In vielen Pfarreien leiden nicht nur Gläubige, sondern auch Hauptamtliche Mitarbeiter die sich nicht schuldig gemacht haben, die Tag für Tag versuchen das Pfarreileben aufrecht zu erhalten die von der Last dieser erschreckenden Taten niedergedrückt werden.

Fragen wir uns: Was stört mich an meiner Kirche? Ist es die Verlogenheit, wie es immer wieder zu hören ist? Ist es die Weltkirche, die Kirche auf Bistumsebene, die Arbeit der Caritas und allen dazugehörigen Einrichtungen wie Kindergärten, Seniorenheime oder ist es die Arbeit der Pfarreiengemeinschaft mit deren Tun ich unzufrieden bin?
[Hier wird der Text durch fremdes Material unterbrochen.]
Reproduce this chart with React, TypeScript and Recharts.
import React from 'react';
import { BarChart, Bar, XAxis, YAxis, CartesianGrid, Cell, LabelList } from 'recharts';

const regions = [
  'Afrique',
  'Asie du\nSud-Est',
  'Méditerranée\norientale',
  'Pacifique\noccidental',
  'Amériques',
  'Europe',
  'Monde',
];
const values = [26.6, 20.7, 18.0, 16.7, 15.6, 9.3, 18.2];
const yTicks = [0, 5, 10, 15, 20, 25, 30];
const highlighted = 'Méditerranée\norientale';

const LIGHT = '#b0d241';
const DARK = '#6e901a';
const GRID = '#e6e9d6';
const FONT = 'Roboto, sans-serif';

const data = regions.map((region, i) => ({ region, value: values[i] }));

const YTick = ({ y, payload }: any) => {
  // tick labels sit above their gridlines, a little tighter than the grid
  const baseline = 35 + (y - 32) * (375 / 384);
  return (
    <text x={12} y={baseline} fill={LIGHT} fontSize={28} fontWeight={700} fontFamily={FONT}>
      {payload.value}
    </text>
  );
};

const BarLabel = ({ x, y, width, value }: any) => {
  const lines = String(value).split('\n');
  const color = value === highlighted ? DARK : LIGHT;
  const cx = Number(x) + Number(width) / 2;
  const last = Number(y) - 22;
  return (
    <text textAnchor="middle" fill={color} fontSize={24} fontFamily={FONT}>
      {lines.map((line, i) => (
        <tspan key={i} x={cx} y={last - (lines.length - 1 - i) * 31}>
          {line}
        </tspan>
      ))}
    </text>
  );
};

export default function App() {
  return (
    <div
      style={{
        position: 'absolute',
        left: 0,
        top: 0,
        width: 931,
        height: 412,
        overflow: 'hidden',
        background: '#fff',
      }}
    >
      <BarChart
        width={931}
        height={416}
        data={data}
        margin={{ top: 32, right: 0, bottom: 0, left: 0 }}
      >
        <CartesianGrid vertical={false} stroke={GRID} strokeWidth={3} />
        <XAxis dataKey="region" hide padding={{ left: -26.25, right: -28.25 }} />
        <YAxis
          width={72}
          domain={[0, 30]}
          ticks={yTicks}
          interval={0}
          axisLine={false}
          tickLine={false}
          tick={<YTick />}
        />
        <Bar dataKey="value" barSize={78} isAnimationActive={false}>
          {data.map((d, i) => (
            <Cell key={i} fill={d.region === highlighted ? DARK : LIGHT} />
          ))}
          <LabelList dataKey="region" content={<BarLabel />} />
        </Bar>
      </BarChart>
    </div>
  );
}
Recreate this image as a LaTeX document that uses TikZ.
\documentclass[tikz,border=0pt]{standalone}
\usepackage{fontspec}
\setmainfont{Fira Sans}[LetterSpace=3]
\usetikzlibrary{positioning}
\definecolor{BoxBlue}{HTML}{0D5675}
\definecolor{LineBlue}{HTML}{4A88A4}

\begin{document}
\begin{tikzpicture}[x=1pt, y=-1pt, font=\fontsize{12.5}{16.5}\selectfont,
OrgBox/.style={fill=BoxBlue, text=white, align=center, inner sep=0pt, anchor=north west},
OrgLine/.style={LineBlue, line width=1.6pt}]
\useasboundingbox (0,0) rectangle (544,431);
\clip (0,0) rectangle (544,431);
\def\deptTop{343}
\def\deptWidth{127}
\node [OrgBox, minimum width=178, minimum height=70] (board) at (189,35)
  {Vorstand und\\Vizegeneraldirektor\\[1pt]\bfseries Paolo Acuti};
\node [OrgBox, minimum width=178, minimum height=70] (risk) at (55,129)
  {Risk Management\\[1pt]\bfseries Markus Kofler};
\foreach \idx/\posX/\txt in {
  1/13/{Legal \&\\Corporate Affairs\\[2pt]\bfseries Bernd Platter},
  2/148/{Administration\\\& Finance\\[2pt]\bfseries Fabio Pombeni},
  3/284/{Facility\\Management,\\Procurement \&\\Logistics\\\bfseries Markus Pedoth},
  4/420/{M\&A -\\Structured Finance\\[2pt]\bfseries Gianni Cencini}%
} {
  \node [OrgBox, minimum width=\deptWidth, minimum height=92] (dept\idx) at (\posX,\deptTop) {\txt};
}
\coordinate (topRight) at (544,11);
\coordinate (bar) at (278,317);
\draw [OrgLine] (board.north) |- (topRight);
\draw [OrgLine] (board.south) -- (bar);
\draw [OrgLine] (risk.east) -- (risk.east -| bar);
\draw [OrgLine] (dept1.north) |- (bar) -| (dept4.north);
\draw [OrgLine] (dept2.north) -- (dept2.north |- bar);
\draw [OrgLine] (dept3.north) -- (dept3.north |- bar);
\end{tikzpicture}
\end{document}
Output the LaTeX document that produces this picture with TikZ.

Wie kann ich mich von dieser Unzufriedenheit befreien? Durch Austritt? Oder muss ich vielleicht mal Dampf ablassen? Was muss sich für mich in der Kirche ändern, damit ich mich hier in meiner Gemeinde wohl, ernst genommen und aufgehoben fühle? Welchen Neustart können wir hier vor Ort unterstützen?

Liebe Brüder und Schwestern,

Glaube ist immer Sache der Gemeinschaft. Ich kann jeden verstehen, der bei den aktuell aufgedeckten Verfehlungen der Kirche den Rücken kehrt, oder sich schämt zur Kirche zu gehören. Mit geht es nicht anders. Doch wenn wir hier vor Ort aufgeben, was bleibt dann vom Geist Jesu übrig? Was bleibt in den kleinen Gemeinden, in denen Kirche oft das einzige ist, was vor Ort noch da ist, wo ich mich treffen kann um gemeinsam zu singen und zu beten. Was bleibt dann von Jesu Kirche der Nächstenliebe und der Freude am Leben übrig, wenn wir gehen?

„Er aber schritt mitten durch die Menge hindurch und ging weg.“

Wir als Seelsorgeteam versuchen vorerst nicht weg zu gehen und auch weiterhin so gut wie es geht für euch da zu sein.

Ihr bekommt später Karten ausgeteilt. Darauf darf man seinem Ärger Luft machen, darauf darf man die Dinge schreiben die belasten und auf der Seele liegen, man darf aber auch positive Dinge erwähnen, die mir im Glauben guttun. Die Karten kann man dann im Pfarrbüro oder in Hofheim, Bundorf, Neuses und Leuzendorf in die bereitgestellten Wahlurnen in den Kirchen einwerfen.

Wir als Seelsorgeteam stehen gerne für Gespräche und Fragen bereit.